Let $S_0=[0,1]$ and let $S_k$ be defined in the following manner for $k\geq 1$: \begin{align*} S_1&=S_0-\left(\frac{1}{3},\frac{2}{3}\right)=\left[0,\frac{1}{3}\right]\cup\left[\frac{2}{3}, 1\right],\\ S_2&=S_1-\left\{\left(\frac{1}{9}, \frac{2}{9}\right)\cup \left(\frac{7}{9}, \frac{8}{9}\right)\right\}=\left[0,\frac{1}{9}\right]\cup\left[\frac{2}{9}, \frac{3}{9}\right]\cup\left[\frac{6}{9}, \frac{7}{9}\right]\cup\left[\frac{8}{9},1\right],\\ S_3&=S_2-\left\{ \left(\frac{1}{27}, \frac{2}{27}\right)\cup \left(\frac{7}{27}, \frac{8}{27}\right)\cup \left(\frac{19}{27}, \frac{20}{27}\right)\cup \left(\frac{25}{27}, \frac{26}{27}\right) \right\}\\ &=\left[0, \frac{1}{27}\right]\cup\left[ \frac{2}{27}, \frac{3}{27}\right]\cup\left[ \frac{6}{27}, \frac{7}{27}\right]\cup\left[ \frac{8}{27}, \frac{9}{27}\right]\cup\left[ \frac{18}{27}, \frac{19}{27}\right]\cup\left[ \frac{20}{27}, \frac{21}{27}\right]\cup\left[ \frac{24}{25}, \frac{25}{27}\right]\cup\left[ \frac{26}{27}, 1\right]\\ \vdots \end{align*} Then put $C=\bigcap_{k=0}^\infty S_k$. This set is known as the Cantor set. a.) Prove that $C$ is nonempty. b.) Prove that $C$ is compact. c.) Prove that $C$ is not an open set.

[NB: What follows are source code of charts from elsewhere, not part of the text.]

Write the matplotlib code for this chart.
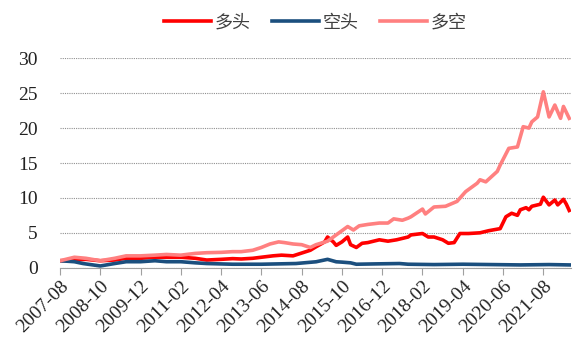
import numpy as np
import matplotlib
matplotlib.use("Agg")
import matplotlib.pyplot as plt

plt.rcParams['font.family'] = ['Liberation Serif', 'Noto Sans CJK SC']

# 月份序号 (0 = 2007-08)
tick_labels = ['2007-08', '2008-10', '2009-12', '2011-02', '2012-04', '2013-06', '2014-08',
               '2015-10', '2016-12', '2018-02', '2019-04', '2020-06', '2021-08']

# 多头
long_m = [0, 5, 9, 14, 19, 23, 28, 33, 37, 42, 47, 51, 56, 60, 63, 67, 70, 74, 77, 81, 84, 87,
          89, 92, 93, 95, 96, 98, 100, 101, 103, 105, 107, 111, 114, 117, 119, 121, 122, 126,
          128, 130, 133, 135, 137, 139, 142, 146, 149, 153, 155, 157, 159, 160, 162, 163, 164,
          167, 168, 170, 172, 173, 175, 176, 177]
long_v = [1.0, 1.1, 1.2, 1.0, 1.1, 1.35, 1.35, 1.5, 1.5, 1.5, 1.35, 1.1, 1.2, 1.3, 1.25, 1.35,
          1.5, 1.7, 1.8, 1.7, 2.1, 2.5, 3.0, 3.7, 4.4, 3.7, 3.2, 3.7, 4.4, 3.3, 2.9, 3.5, 3.6,
          4.0, 3.8, 4.0, 4.2, 4.4, 4.7, 4.9, 4.4, 4.4, 4.0, 3.5, 3.6, 4.9, 4.9, 5.0, 5.3, 5.6,
          7.3, 7.8, 7.5, 8.3, 8.6, 8.3, 8.8, 9.1, 10.1, 9.0, 9.7, 9.0, 9.8, 9.1, 8.2]

# 空头
short_m = [0, 5, 8, 14, 19, 23, 28, 33, 37, 42, 47, 51, 60, 70, 82, 89, 93, 96, 98, 101, 103,
           110, 118, 121, 130, 140, 150, 160, 170, 177]
short_v = [1.0, 0.86, 0.6, 0.25, 0.6, 0.86, 0.86, 1.0, 0.86, 0.86, 0.7, 0.6, 0.5, 0.5, 0.6,
           0.85, 1.2, 0.85, 0.8, 0.7, 0.5, 0.55, 0.6, 0.5, 0.45, 0.5, 0.45, 0.4, 0.45, 0.4]

# 多空
ls_m = [0, 5, 9, 14, 19, 23, 28, 33, 37, 42, 47, 51, 56, 60, 63, 67, 70, 73, 76, 78, 81, 84,
        87, 89, 93, 95, 98, 100, 102, 104, 107, 111, 114, 116, 119, 121, 122, 126, 127, 130,
        134, 138, 141, 145, 146, 148, 152, 153, 156, 159, 161, 163, 164, 166, 168, 170, 172,
        174, 175, 177]
ls_v = [1.0, 1.5, 1.35, 1.0, 1.35, 1.7, 1.7, 1.8, 1.9, 1.8, 2.05, 2.15, 2.2, 2.3, 2.3, 2.5,
        2.9, 3.4, 3.7, 3.6, 3.4, 3.3, 2.9, 3.3, 3.8, 4.4, 5.3, 5.9, 5.4, 6.0, 6.2, 6.4, 6.4,
        7.0, 6.8, 7.1, 7.3, 8.4, 7.7, 8.7, 8.8, 9.5, 10.9, 12.1, 12.6, 12.3, 13.8, 14.7, 17.1,
        17.3, 20.2, 20.0, 20.9, 21.6, 25.2, 21.6, 23.3, 21.4, 23.1, 21.4]

fig = plt.figure(figsize=(5.79, 3.48), dpi=100)
ax = fig.add_axes([0.1036, 0.2307, 0.882, 0.6018])

ax.plot(long_m, long_v, color='#FF0000', lw=2.6, label='多头')
ax.plot(short_m, short_v, color='#1B4F7E', lw=2.6, label='空头')
ax.plot(ls_m, ls_v, color='#FF8080', lw=2.6, label='多空')

ax.set_xlim(0, 177.5)
ax.set_ylim(0, 30)
ax.set_yticks(range(0, 31, 5))
ax.set_xticks(np.arange(len(tick_labels)) * 14)
ax.set_xticklabels(tick_labels, rotation=45, ha='right', rotation_mode='anchor')

for s in ['top', 'right', 'left']:
    ax.spines[s].set_visible(False)
ax.spines['bottom'].set_color('#A0A0A0')
ax.tick_params(axis='x', colors='#A0A0A0', length=5, labelsize=14, labelcolor='#222222', pad=2)
ax.tick_params(axis='y', length=0, labelsize=14, labelcolor='#222222', pad=16)
ax.yaxis.grid(True, ls=(0, (1, 1)), color='#909090', lw=0.8)
ax.set_axisbelow(True)

leg = ax.legend(loc='upper center', bbox_to_anchor=(0.5, 1.29), ncol=3, frameon=False,
                handlelength=2.6, columnspacing=1.2, handletextpad=0.2,
                prop={'family': ['Noto Sans CJK SC'], 'size': 13})
for t in leg.get_texts():
    t.set_color('#404040')

fig.savefig('out.png', dpi=100)
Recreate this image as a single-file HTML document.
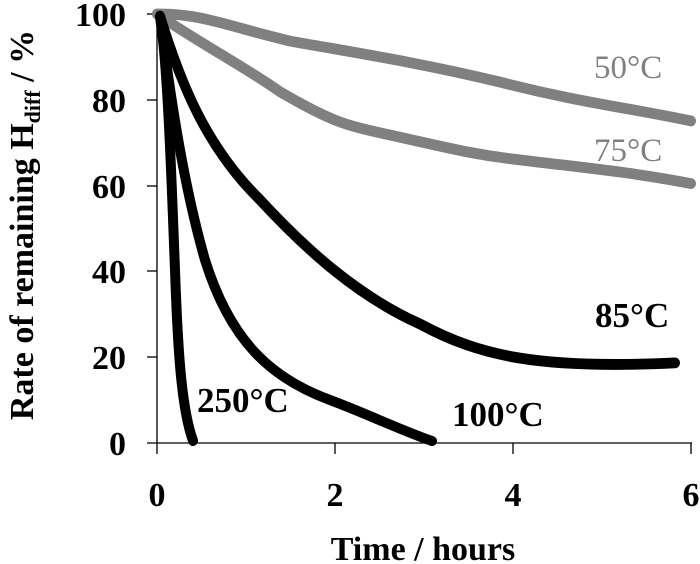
<!DOCTYPE html>
<html><head><style>body{margin:0;background:#fff}svg{display:block}</style></head>
<body>
<svg width="700" height="564" xmlns="http://www.w3.org/2000/svg" font-family="Liberation Serif, serif" font-weight="bold">
<g stroke="#000" stroke-width="1.3">
<line x1="157" y1="13" x2="157" y2="454"/>
<line x1="147" y1="443" x2="692" y2="443"/>
<line x1="147" y1="14" x2="157" y2="14"/>
<line x1="147" y1="100" x2="157" y2="100"/>
<line x1="147" y1="186" x2="157" y2="186"/>
<line x1="147" y1="271" x2="157" y2="271"/>
<line x1="147" y1="357" x2="157" y2="357"/>
<line x1="335" y1="443" x2="335" y2="454"/>
<line x1="513" y1="443" x2="513" y2="454"/>
<line x1="691" y1="443" x2="691" y2="454"/>
</g>
<g font-size="34" text-anchor="end">
<text x="126" y="26">100</text><text x="126" y="112">80</text><text x="126" y="198">60</text>
<text x="126" y="283">40</text><text x="126" y="369">20</text><text x="126" y="455">0</text>
</g>
<g font-size="34" text-anchor="middle">
<text x="157" y="506">0</text><text x="335" y="506">2</text><text x="513" y="506">4</text><text x="691" y="506">6</text>
</g>
<text x="423" y="560" font-size="34" text-anchor="middle">Time / hours</text>
<text transform="translate(33,225) rotate(-90)" font-size="34" text-anchor="middle">Rate of remaining H<tspan font-size="22" dy="7">diff</tspan><tspan dy="-7"> / %</tspan></text>
<g fill="none" stroke-linecap="round" stroke-linejoin="round" stroke-width="10" transform="matrix(1,0,0,1.08,0,0)">
<path stroke="#808080" d="M157,13 C200,12 230,25 290,38 C350,48 420,58 500,76 C580,95 630,100 691,112"/>
<path stroke="#808080" d="M157,13 C200,40 250,65 280,85 C330,112 345,116 385,124 C440,135 470,143 520,148 C580,155 630,159 691,170"/>
<path stroke="#000" d="M160,15 C180,75 205,135 260,185 C310,235 360,275 420,300 C480,330 540,342 675,336"/>
<path stroke="#000" d="M160,15 C168,60 172,180 175,250 C178,330 182,380 193,408"/>
</g>
<path fill="none" stroke="#000" stroke-width="10" stroke-linecap="round" d="M160,16 C172,110 185,190 205,260 C230,340 270,378 330,400 C370,415 400,430 432,441"/>
<g font-size="33" font-weight="normal" fill="#808080">
<text x="594" y="78">50°C</text><text x="594" y="161">75°C</text>
</g>
<g font-size="35" fill="#000">
<text x="595" y="327">85°C</text><text x="452" y="426">100°C</text><text x="197" y="412">250°C</text>
</g>
</svg>
</body></html>
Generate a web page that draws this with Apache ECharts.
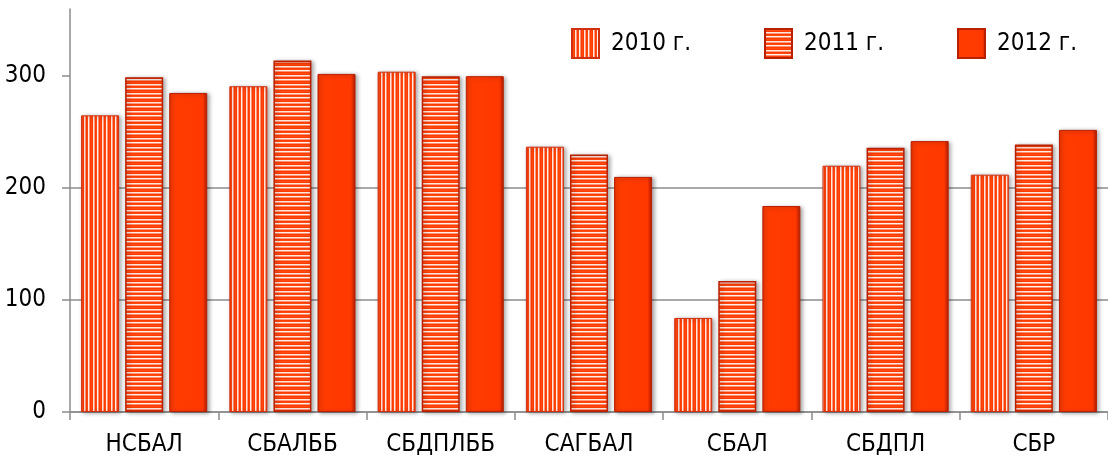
<!DOCTYPE html>
<html><head><meta charset="utf-8">
<script src="https://cdn.jsdelivr.net/npm/echarts@6/dist/echarts.min.js"></script>
<style>html,body{margin:0;padding:0;background:#fff}#c{width:1108px;height:461px}</style>
</head><body><div id="c"></div>
<script>
const categories = ['НСБАЛ','СБАЛББ','СБДПЛББ','САГБАЛ','СБАЛ','СБДПЛ','СБР'];
const seriesNames = ['2010 г.','2011 г.','2012 г.'];
const values2010 = [265, 291, 304, 237, 84, 220, 212];
const values2011 = [299, 314, 300, 230, 117, 236, 239];
const values2012 = [285, 302, 300, 210, 184, 242, 252];
const yTicks = [0, 100, 200, 300];

const FONT = "'DejaVu Sans Condensed','Liberation Sans',sans-serif";
const FS = 24;

function makePattern(vertical){
  const c = document.createElement('canvas');
  const n = 9;
  c.width = vertical ? n : 1; c.height = vertical ? 1 : n;
  const ctx = c.getContext('2d');
  const cols = ['#FF3C00','#FF4A10','#FF3C00','#FFE6DC','#FF9A80','#FF3C00','#FF4A10','#FFF0EA','#FF9070'];
  for(let i=0;i<n;i++){
    ctx.fillStyle = cols[i];
    if(vertical) ctx.fillRect(i,0,1,1); else ctx.fillRect(0,i,1,1);
  }
  return {image: c, repeat: 'repeat'};
}

const solid = {type:'linear',x:0,y:0,x2:1,y2:0,colorStops:[
  {offset:0,color:'#E02E00'},{offset:0.08,color:'#FF3C00'},{offset:0.88,color:'#FF3800'},{offset:1,color:'#B01C00'}]};

const shadow = {shadowColor:'rgba(0,0,0,0.35)',shadowBlur:4,shadowOffsetX:2,shadowOffsetY:1};

const legendLefts = [566, 759, 952];
const legends = seriesNames.map((n,i)=>({
  left:legendLefts[i], top:23, itemWidth:27, itemHeight:29, icon:'rect',
  textStyle:{fontFamily:FONT,fontSize:FS,color:'#000',padding:[0,0,0,7]},
  data:[n]
}));

const chart = echarts.init(document.getElementById('c'), null, {renderer:'canvas'});
chart.setOption({
  animation:false,
  backgroundColor:'#fff',
  grid:{left:70,right:0,top:9,bottom:49},
  legend:legends,
  xAxis:{
    type:'category', data:categories,
    axisLine:{lineStyle:{color:'#8c8c8c',width:1.5}},
    axisTick:{show:true,length:8,lineStyle:{color:'#8c8c8c',width:1.5}},
    axisLabel:{fontFamily:FONT,fontSize:FS,color:'#000',margin:21,interval:0}
  },
  yAxis:{
    type:'value', min:0, max:360, interval:100,
    axisLine:{show:true,lineStyle:{color:'#8c8c8c',width:1.5}},
    axisTick:{show:true,length:8,customValues:yTicks,lineStyle:{color:'#8c8c8c',width:1.5}},
    axisLabel:{fontFamily:FONT,fontSize:FS,color:'#000',margin:24,customValues:yTicks},
    splitLine:{show:true,showMaxLine:false,lineStyle:{color:'#8c8c8c',width:1.5}}
  },
  series:[
    {name:seriesNames[0],type:'bar',data:values2010,barWidth:38,barGap:'16%',
     itemStyle:Object.assign({color:makePattern(true),borderColor:'#D03010',borderWidth:1},shadow)},
    {name:seriesNames[1],type:'bar',data:values2011,barWidth:38,barGap:'16%',
     itemStyle:Object.assign({color:makePattern(false),borderColor:'#B82000',borderWidth:1.5},shadow)},
    {name:seriesNames[2],type:'bar',data:values2012,barWidth:38,barGap:'16%',
     itemStyle:Object.assign({color:solid,borderColor:'#B82000',borderWidth:1},shadow)}
  ]
});
</script></body></html>
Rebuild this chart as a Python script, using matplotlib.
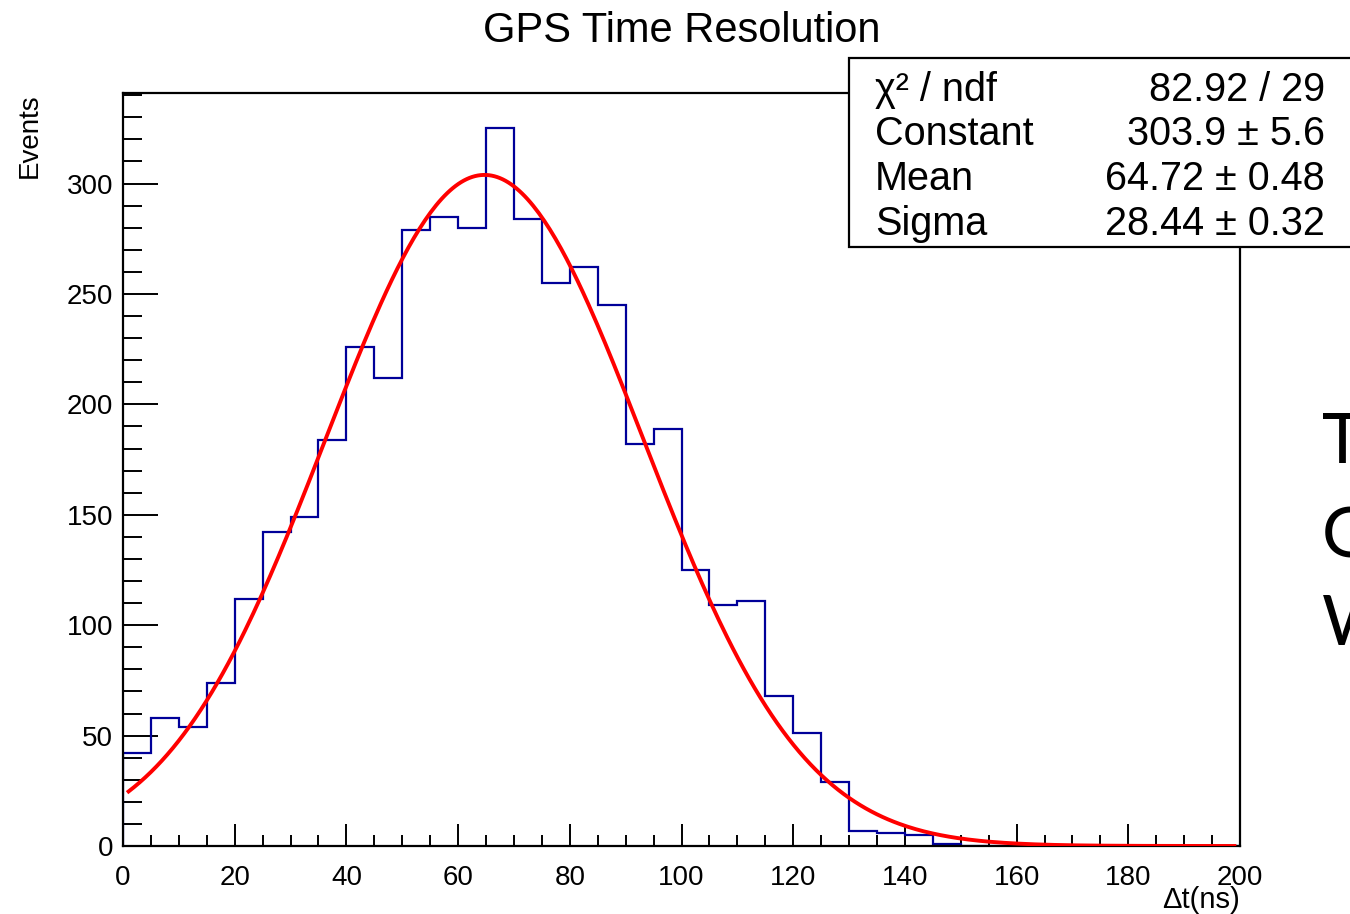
import numpy as np
import matplotlib.pyplot as plt
from matplotlib.patches import Rectangle
from matplotlib.ticker import MultipleLocator

plt.rcParams['font.family'] = ['Liberation Sans', 'DejaVu Sans']

#histogram: 5 ns bins from 0 to 200
bin_edges = np.arange(0, 205, 5)
counts = [42, 58, 54, 74, 112, 142, 149, 184, 226, 212,
          279, 285, 280, 325, 284, 255, 262, 245, 182, 189,
          125, 109, 111, 68, 51, 29, 7, 6, 5, 1,
          0, 0, 0, 0, 0, 0, 0, 0, 0, 0]

#gaus fit parameters (from the stats box)
fit_const = 303.9
fit_mean = 64.72
fit_sigma = 28.44
fit_range = (1, 199)

stat_names = ['\u03c7\u00b2 / ndf', 'Constant', 'Mean', 'Sigma']
stat_values = ['82.92 / 29', '303.9 \u00b1 5.6', '64.72 \u00b1 0.48', '28.44 \u00b1 0.32']

W, H = 1350, 914
fig = plt.figure(figsize=(W / 100, H / 100), dpi=100)
ax = fig.add_axes([123 / W, 1 - 846 / H, (1240 - 123) / W, (846 - 93) / H])

ax.stairs(counts, bin_edges, color='#000099', linewidth=1.6, zorder=2)

x = np.linspace(fit_range[0], fit_range[1], 400)
y = fit_const * np.exp(-0.5 * ((x - fit_mean) / fit_sigma) ** 2)
ax.plot(x, y, color='red', linewidth=2.8, zorder=3)

ax.set_xlim(0, 200)
ax.set_ylim(0, 341)

# ROOT style ticks: inside, only bottom and left
ax.xaxis.set_major_locator(MultipleLocator(20))
ax.xaxis.set_minor_locator(MultipleLocator(5))
ax.yaxis.set_major_locator(MultipleLocator(50))
ax.yaxis.set_minor_locator(MultipleLocator(10))
ax.tick_params(axis='x', which='major', direction='in', length=16, width=1.4, pad=14, labelsize=20)
ax.tick_params(axis='x', which='minor', direction='in', length=8, width=1.4)
ax.tick_params(axis='y', which='major', direction='in', length=25.5, width=1.4, pad=7, labelsize=20)
ax.tick_params(axis='y', which='minor', direction='in', length=13.5, width=1.4)
for s in ax.spines.values():
    s.set_linewidth(1.6)

fig.text(682 / W, 1 - 31 / H, 'GPS Time Resolution', fontsize=30, ha='center', va='center')
fig.text(30 / W, 1 - 93 / H, 'Events', fontsize=20, rotation=90, ha='center', va='top')
fig.text(1240 / W, 1 - 908 / H, '\u0394t(ns)', fontsize=21, ha='right', va='baseline')

# stats box
box = Rectangle((849 / W, 1 - 247 / H), (1360 - 849) / W, (247 - 58) / H,
                transform=fig.transFigure, facecolor='white', edgecolor='black',
                linewidth=1.6, zorder=5)
fig.patches.append(box)
row_y = [101, 145, 190, 235]
for name, val, yy in zip(stat_names, stat_values, row_y):
    fig.text(875 / W, 1 - yy / H, name, fontsize=28.5, ha='left', va='baseline', zorder=6)
    fig.text(1325 / W, 1 - yy / H, val, fontsize=28.5, ha='right', va='baseline', zorder=6)

# slide text cut off at the right edge
for letter, yy in zip(['T', 'G', 'W'], [463, 558, 645]):
    fig.text(1322 / W, 1 - yy / H, letter, fontsize=50, family=['Lato', 'DejaVu Sans'],
             ha='left', va='baseline')

fig.savefig('out.png', dpi=100)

My knowledge of a.) is that Cantor's intersection theorem is closely related to the Heine-Borel theorem and Bolzano-Weierstrass theorem, each of which can be easily derived from either of the other two. Hence, some how we these can be used to show that the Cantor set is nonempty. However, I can't figure out how to set this proof up.
For b.) I need to show that $S$ is totally bounded, then I could use Heine–Borel theorem to say it is compact. Once again, I need a little help setting it up.
Does this logic work for c.)? Now suppose that there is an open set $U$ contained in $S$. Then there must be an open interval $(a, b)$ contained in $S$. Now pick an integer $N$ such that $1 / 3 N < b - a$. Then the interval $(a, b)$ can not be contained in the set $AN$, because that set is comprised of intervals of length $1 / 3N$. But if that interval is not contained in $AN$ it can not be contained in $S$. Hence, no open set can be contained in the Cantor set $S$.